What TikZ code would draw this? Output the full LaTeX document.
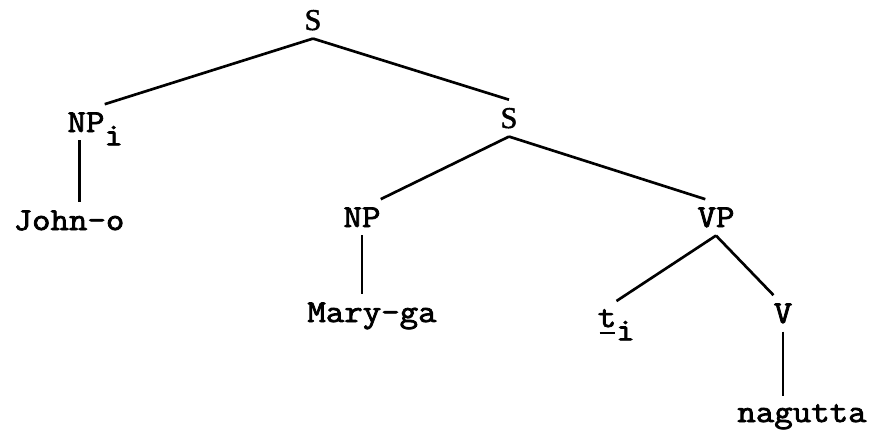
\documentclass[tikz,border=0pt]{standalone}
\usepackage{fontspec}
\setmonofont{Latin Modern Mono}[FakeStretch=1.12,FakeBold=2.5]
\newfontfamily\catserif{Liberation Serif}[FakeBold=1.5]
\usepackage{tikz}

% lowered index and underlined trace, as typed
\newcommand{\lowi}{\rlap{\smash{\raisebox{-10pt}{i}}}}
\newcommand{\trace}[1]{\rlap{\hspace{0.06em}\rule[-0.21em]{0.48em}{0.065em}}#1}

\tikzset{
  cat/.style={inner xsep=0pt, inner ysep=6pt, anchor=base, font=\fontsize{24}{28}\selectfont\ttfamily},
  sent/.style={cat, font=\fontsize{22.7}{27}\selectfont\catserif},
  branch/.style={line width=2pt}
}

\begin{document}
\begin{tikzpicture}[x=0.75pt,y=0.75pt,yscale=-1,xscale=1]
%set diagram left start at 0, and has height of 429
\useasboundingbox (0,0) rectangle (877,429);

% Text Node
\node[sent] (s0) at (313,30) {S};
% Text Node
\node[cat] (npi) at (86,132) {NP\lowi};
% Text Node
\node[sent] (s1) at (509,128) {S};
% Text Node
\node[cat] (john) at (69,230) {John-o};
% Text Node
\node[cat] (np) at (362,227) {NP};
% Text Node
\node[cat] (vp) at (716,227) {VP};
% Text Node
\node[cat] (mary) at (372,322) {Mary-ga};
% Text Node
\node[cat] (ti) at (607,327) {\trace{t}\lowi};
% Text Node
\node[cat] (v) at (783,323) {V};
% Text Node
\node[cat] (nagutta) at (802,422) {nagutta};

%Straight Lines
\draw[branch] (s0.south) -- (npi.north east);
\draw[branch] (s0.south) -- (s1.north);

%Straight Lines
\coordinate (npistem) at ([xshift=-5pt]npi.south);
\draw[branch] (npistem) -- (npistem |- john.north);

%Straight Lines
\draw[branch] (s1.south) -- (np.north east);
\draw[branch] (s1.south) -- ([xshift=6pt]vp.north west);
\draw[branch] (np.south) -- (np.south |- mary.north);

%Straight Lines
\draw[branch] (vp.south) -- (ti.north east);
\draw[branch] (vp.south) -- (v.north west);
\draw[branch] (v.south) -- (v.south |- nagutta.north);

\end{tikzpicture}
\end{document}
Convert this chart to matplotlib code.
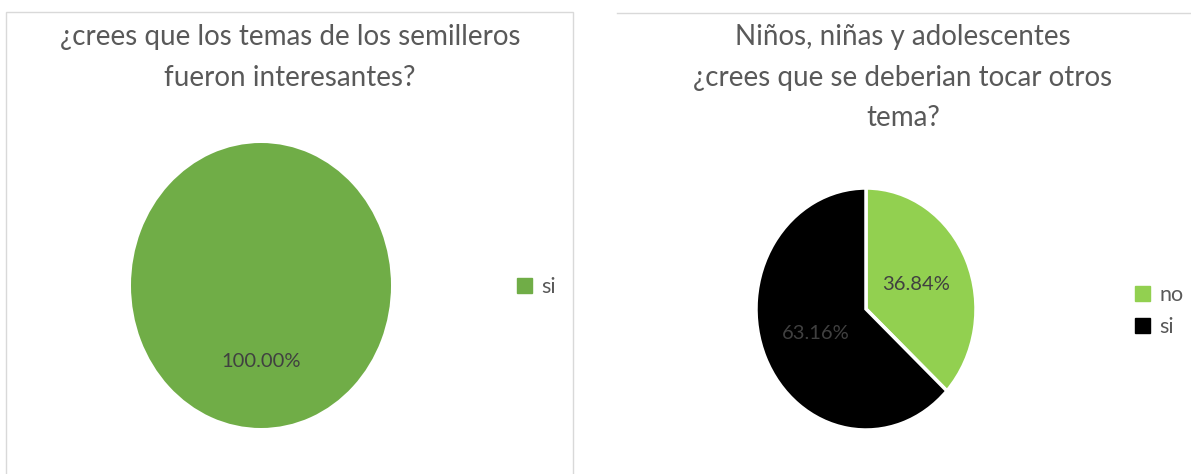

════

> _Your goal_
Go through the entries above and print each one exactly, minus the pictures.

> _Answer_
What TikZ code would draw this? Output the full LaTeX document.
\documentclass[tikz,border=0pt]{standalone}
\usepackage{fontspec}
\setmonofont{Latin Modern Mono}[FakeStretch=1.12,FakeBold=2.5]
\newfontfamily\catserif{Liberation Serif}[FakeBold=1.5]
\usepackage{tikz}

% lowered index and underlined trace, as typed
\newcommand{\lowi}{\rlap{\smash{\raisebox{-10pt}{i}}}}
\newcommand{\trace}[1]{\rlap{\hspace{0.06em}\rule[-0.21em]{0.48em}{0.065em}}#1}

\tikzset{
  cat/.style={inner xsep=0pt, inner ysep=6pt, anchor=base, font=\fontsize{24}{28}\selectfont\ttfamily},
  sent/.style={cat, font=\fontsize{22.7}{27}\selectfont\catserif},
  branch/.style={line width=2pt}
}

\begin{document}
\begin{tikzpicture}[x=0.75pt,y=0.75pt,yscale=-1,xscale=1]
%set diagram left start at 0, and has height of 429
\useasboundingbox (0,0) rectangle (877,429);

% Text Node
\node[sent] (s0) at (313,30) {S};
% Text Node
\node[cat] (npi) at (86,132) {NP\lowi};
% Text Node
\node[sent] (s1) at (509,128) {S};
% Text Node
\node[cat] (john) at (69,230) {John-o};
% Text Node
\node[cat] (np) at (362,227) {NP};
% Text Node
\node[cat] (vp) at (716,227) {VP};
% Text Node
\node[cat] (mary) at (372,322) {Mary-ga};
% Text Node
\node[cat] (ti) at (607,327) {\trace{t}\lowi};
% Text Node
\node[cat] (v) at (783,323) {V};
% Text Node
\node[cat] (nagutta) at (802,422) {nagutta};

%Straight Lines
\draw[branch] (s0.south) -- (npi.north east);
\draw[branch] (s0.south) -- (s1.north);

%Straight Lines
\coordinate (npistem) at ([xshift=-5pt]npi.south);
\draw[branch] (npistem) -- (npistem |- john.north);

%Straight Lines
\draw[branch] (s1.south) -- (np.north east);
\draw[branch] (s1.south) -- ([xshift=6pt]vp.north west);
\draw[branch] (np.south) -- (np.south |- mary.north);

%Straight Lines
\draw[branch] (vp.south) -- (ti.north east);
\draw[branch] (vp.south) -- (v.north west);
\draw[branch] (v.south) -- (v.south |- nagutta.north);

\end{tikzpicture}
\end{document}
Convert this chart to matplotlib code.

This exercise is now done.